===== RECORDS

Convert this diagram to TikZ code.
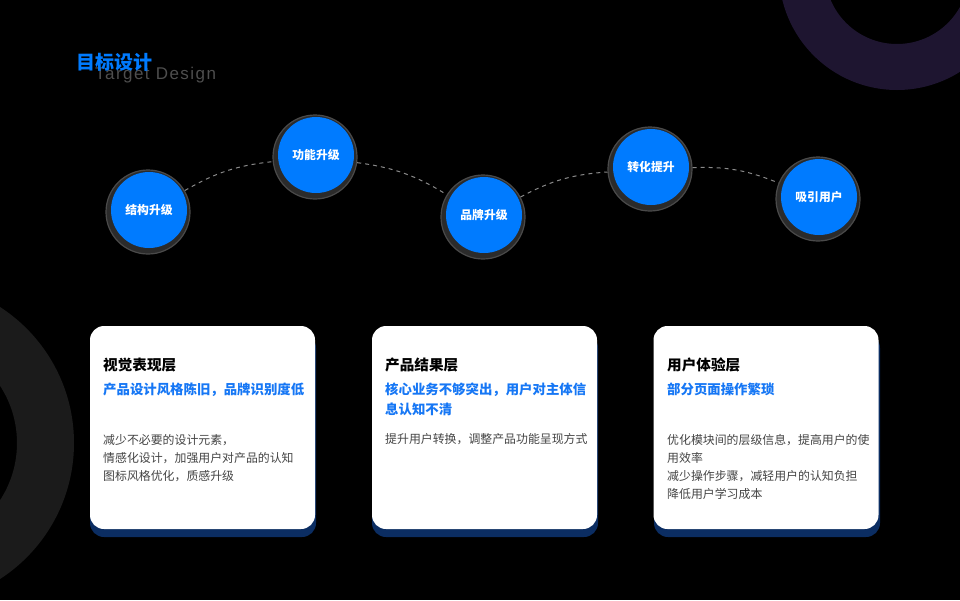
\documentclass[tikz,border=0pt]{standalone}
\usepackage{fontspec}
\setmainfont{Noto Sans CJK SC}
\newfontfamily\latinfont[LetterSpace=8.5]{Liberation Sans}
\definecolor{mainblue}{HTML}{007BFF}
\definecolor{subblue}{HTML}{1677F5}
\definecolor{bodygray}{HTML}{444444}
\definecolor{ringpurple}{HTML}{1E1530}
\definecolor{ringgray}{HTML}{1B1B1B}
\definecolor{cardshadow}{HTML}{0B2D62}
\definecolor{bubring}{HTML}{2B2B2B}
\definecolor{bubrim}{HTML}{4A4A4A}
\definecolor{dashgray}{HTML}{8A8A8A}
\definecolor{engray}{HTML}{4E4E4E}
\tikzset{
  bubble/.style={circle, fill=mainblue, minimum size=76pt, inner sep=0pt, text=white,
    font=\fontsize{11.8}{14}\selectfont\bfseries},
  bubblering/.style={circle, fill=bubring, draw=bubrim, line width=1.2pt, minimum size=84pt, inner sep=0pt},
  conn/.style={draw=dashgray, line width=1pt, dash pattern=on 4pt off 4pt},
  cardbox/.style={rectangle, rounded corners=14pt, fill=white, minimum width=225pt, minimum height=203pt, inner sep=0pt},
  cardback/.style={rectangle, rounded corners=14pt, fill=cardshadow, minimum width=226pt, minimum height=203pt, inner sep=0pt},
  cardtitle/.style={anchor=base west, inner sep=0pt, text=black, font=\fontsize{14.6}{18}\selectfont\bfseries},
  cardsub/.style={anchor=base west, inner sep=0pt, text=subblue, align=left, font=\fontsize{13.4}{19.5}\selectfont\bfseries},
  cardbody/.style={anchor=base west, inner sep=0pt, text=bodygray, align=left, font=\fontsize{11.9}{18.2}\selectfont},
}
\begin{document}
\begin{tikzpicture}[x=1pt,y=-1pt]
\useasboundingbox (0,0) rectangle (960,600);
\clip (0,0) rectangle (960,600);
\fill[black] (0,0) rectangle (960,600);
% decorative rings
\fill[ringpurple, even odd rule] (897,-28) circle[radius=118pt] (897,-28) circle[radius=72pt];
\fill[ringgray, even odd rule] (-88,443) circle[radius=162pt] (-88,443) circle[radius=105pt];
% title
\node[anchor=base west, inner sep=0pt, text=engray, font=\latinfont\fontsize{17}{20}\selectfont] (entitle) at (95,79) {Target Design};
\node[anchor=base west, inner sep=0pt, text=mainblue, font=\fontsize{19}{22}\selectfont\bfseries] (title) at (76,69) {目标设计};
% bubbles
\node[bubblering] (r1) at (148,212) {};
\node[bubblering] (r2) at (315,157) {};
\node[bubblering] (r3) at (483,217) {};
\node[bubblering] (r4) at (650,169) {};
\node[bubblering] (r5) at (818,199) {};
\draw[conn] (r1) to[bend left=12] (r2);
\draw[conn] (r2) to[bend left=12] (r3);
\draw[conn] (r3) to[bend left=12] (r4);
\draw[conn] (r4) to[bend left=12] (r5);
\node[bubble] (b1) at (149,210) {结构升级};
\node[bubble] (b2) at (316,155) {功能升级};
\node[bubble] (b3) at (484,215) {品牌升级};
\node[bubble] (b4) at (651,167) {转化提升};
\node[bubble] (b5) at (819,197) {吸引用户};
% cards
\node[cardback] (s1) at (203,435.5) {};
\node[cardback] (s2) at (485,435.5) {};
\node[cardback] (s3) at (767,435.5) {};
\node[cardbox] (c1) at (202.5,427.5) {};
\node[cardbox] (c2) at (484.5,427.5) {};
\node[cardbox] (c3) at (766,427.5) {};
% card 1 (multi-line nodes are placed by the baseline of their last line)
\node[cardtitle] (t1) at (103,370.3) {视觉表现层};
\node[cardsub] (u1) at (103,394.8) {产品设计风格陈旧，品牌识别度低};
\node[cardbody] (d1) at (103,480.7) {减少不必要的设计元素，\\情感化设计，加强用户对产品的认知\\图标风格优化，质感升级};
% card 2
\node[cardtitle] (t2) at (385,370.3) {产品结果层};
\node[cardsub] (u2) at (385,414.3) {核心业务不够突出，用户对主体信\\息认知不清};
\node[cardbody] (d2) at (385,443.8) {提升用户转换，调整产品功能呈现方式};
% card 3
\node[cardtitle] (t3) at (667,370.3) {用户体验层};
\node[cardsub] (u3) at (667,394.8) {部分页面操作繁琐};
\node[cardbody] (d3) at (667,498.9) {优化模块间的层级信息，提高用户的使\\用效率\\减少操作步骤，减轻用户的认知负担\\降低用户学习成本};
\end{tikzpicture}
\end{document}
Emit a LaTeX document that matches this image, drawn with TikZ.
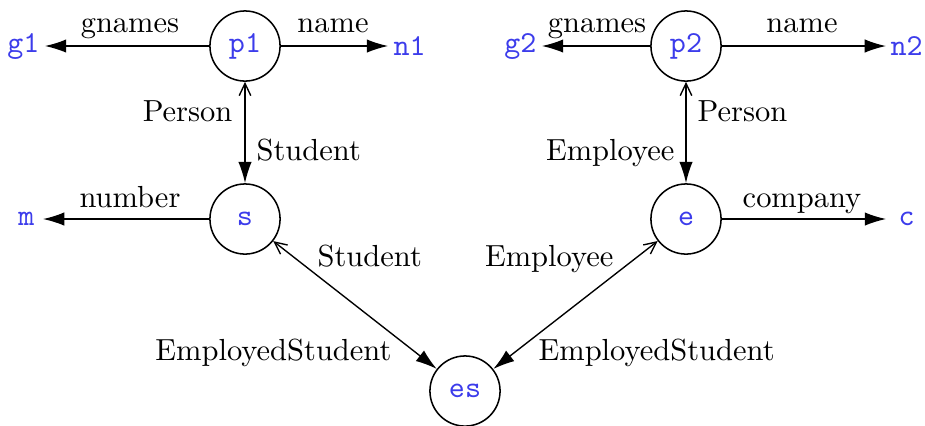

==========

GIVEN TASK. All the lines above are to be reproduced exactly, except the pictures.

ANSWER TO THE TASK.
Convert this diagram to TikZ code.
\documentclass[tikz,border=0pt]{standalone}
\usepackage{fontspec}
\setmainfont{Noto Sans CJK SC}
\newfontfamily\latinfont[LetterSpace=8.5]{Liberation Sans}
\definecolor{mainblue}{HTML}{007BFF}
\definecolor{subblue}{HTML}{1677F5}
\definecolor{bodygray}{HTML}{444444}
\definecolor{ringpurple}{HTML}{1E1530}
\definecolor{ringgray}{HTML}{1B1B1B}
\definecolor{cardshadow}{HTML}{0B2D62}
\definecolor{bubring}{HTML}{2B2B2B}
\definecolor{bubrim}{HTML}{4A4A4A}
\definecolor{dashgray}{HTML}{8A8A8A}
\definecolor{engray}{HTML}{4E4E4E}
\tikzset{
  bubble/.style={circle, fill=mainblue, minimum size=76pt, inner sep=0pt, text=white,
    font=\fontsize{11.8}{14}\selectfont\bfseries},
  bubblering/.style={circle, fill=bubring, draw=bubrim, line width=1.2pt, minimum size=84pt, inner sep=0pt},
  conn/.style={draw=dashgray, line width=1pt, dash pattern=on 4pt off 4pt},
  cardbox/.style={rectangle, rounded corners=14pt, fill=white, minimum width=225pt, minimum height=203pt, inner sep=0pt},
  cardback/.style={rectangle, rounded corners=14pt, fill=cardshadow, minimum width=226pt, minimum height=203pt, inner sep=0pt},
  cardtitle/.style={anchor=base west, inner sep=0pt, text=black, font=\fontsize{14.6}{18}\selectfont\bfseries},
  cardsub/.style={anchor=base west, inner sep=0pt, text=subblue, align=left, font=\fontsize{13.4}{19.5}\selectfont\bfseries},
  cardbody/.style={anchor=base west, inner sep=0pt, text=bodygray, align=left, font=\fontsize{11.9}{18.2}\selectfont},
}
\begin{document}
\begin{tikzpicture}[x=1pt,y=-1pt]
\useasboundingbox (0,0) rectangle (960,600);
\clip (0,0) rectangle (960,600);
\fill[black] (0,0) rectangle (960,600);
% decorative rings
\fill[ringpurple, even odd rule] (897,-28) circle[radius=118pt] (897,-28) circle[radius=72pt];
\fill[ringgray, even odd rule] (-88,443) circle[radius=162pt] (-88,443) circle[radius=105pt];
% title
\node[anchor=base west, inner sep=0pt, text=engray, font=\latinfont\fontsize{17}{20}\selectfont] (entitle) at (95,79) {Target Design};
\node[anchor=base west, inner sep=0pt, text=mainblue, font=\fontsize{19}{22}\selectfont\bfseries] (title) at (76,69) {目标设计};
% bubbles
\node[bubblering] (r1) at (148,212) {};
\node[bubblering] (r2) at (315,157) {};
\node[bubblering] (r3) at (483,217) {};
\node[bubblering] (r4) at (650,169) {};
\node[bubblering] (r5) at (818,199) {};
\draw[conn] (r1) to[bend left=12] (r2);
\draw[conn] (r2) to[bend left=12] (r3);
\draw[conn] (r3) to[bend left=12] (r4);
\draw[conn] (r4) to[bend left=12] (r5);
\node[bubble] (b1) at (149,210) {结构升级};
\node[bubble] (b2) at (316,155) {功能升级};
\node[bubble] (b3) at (484,215) {品牌升级};
\node[bubble] (b4) at (651,167) {转化提升};
\node[bubble] (b5) at (819,197) {吸引用户};
% cards
\node[cardback] (s1) at (203,435.5) {};
\node[cardback] (s2) at (485,435.5) {};
\node[cardback] (s3) at (767,435.5) {};
\node[cardbox] (c1) at (202.5,427.5) {};
\node[cardbox] (c2) at (484.5,427.5) {};
\node[cardbox] (c3) at (766,427.5) {};
% card 1 (multi-line nodes are placed by the baseline of their last line)
\node[cardtitle] (t1) at (103,370.3) {视觉表现层};
\node[cardsub] (u1) at (103,394.8) {产品设计风格陈旧，品牌识别度低};
\node[cardbody] (d1) at (103,480.7) {减少不必要的设计元素，\\情感化设计，加强用户对产品的认知\\图标风格优化，质感升级};
% card 2
\node[cardtitle] (t2) at (385,370.3) {产品结果层};
\node[cardsub] (u2) at (385,414.3) {核心业务不够突出，用户对主体信\\息认知不清};
\node[cardbody] (d2) at (385,443.8) {提升用户转换，调整产品功能呈现方式};
% card 3
\node[cardtitle] (t3) at (667,370.3) {用户体验层};
\node[cardsub] (u3) at (667,394.8) {部分页面操作繁琐};
\node[cardbody] (d3) at (667,498.9) {优化模块间的层级信息，提高用户的使\\用效率\\减少操作步骤，减轻用户的认知负担\\降低用户学习成本};
\end{tikzpicture}
\end{document}
Emit a LaTeX document that matches this image, drawn with TikZ.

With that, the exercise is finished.